Happy ending? Not for critics of the Christian view of marriage, who couldn’t let such a good headline go to waste. Many saw the incident as proof that objections to gay “marriage” are really no different from objections to interracial marriage. If a plea of religious freedom doesn’t excuse one type of discrimination, they say, it shouldn’t excuse the other. In other words, Jack Philips is really no different from Jim Crow.
Now, I can’t deal with the religious freedom question in this commentary—specifically, whether religious freedom justifies racists running their businesses in racist ways. For the record, I think the answer is “no.” Religious freedom has limits.

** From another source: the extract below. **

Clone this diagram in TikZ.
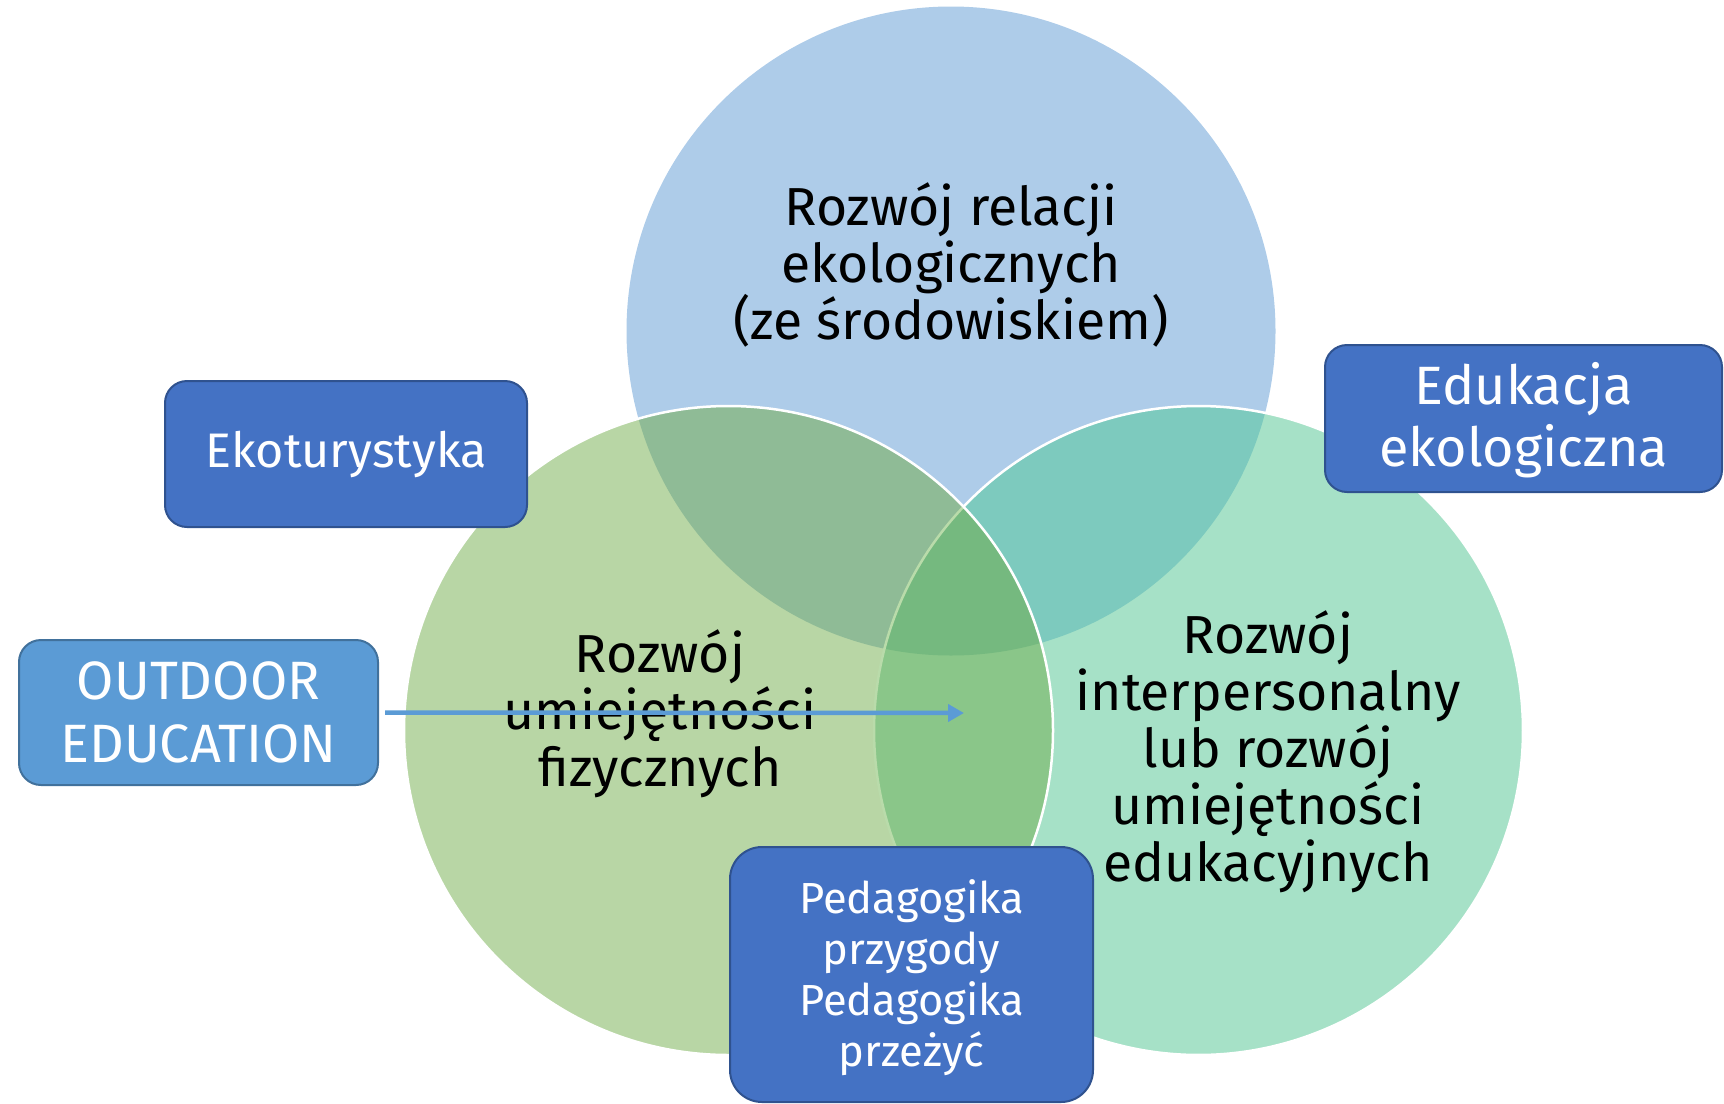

Instead, I want to deal specifically with the claim that Christians who believe in man-woman marriage today are just doing the same thing that those who opposed interracial marriage did in past generations. And for the record, I think the answer to this question is also “no.”
The reason this teachable business owner couldn’t find racist views of marriage in the Bible is because they’re not in there. Quite the opposite, in fact. St. Paul told the Epicurean and Stoic philosophers in Athens that God made every nation of mankind from “one blood.” The Christian view of “races,” quite frankly, is that there are none—at least not as defined since the 19th century.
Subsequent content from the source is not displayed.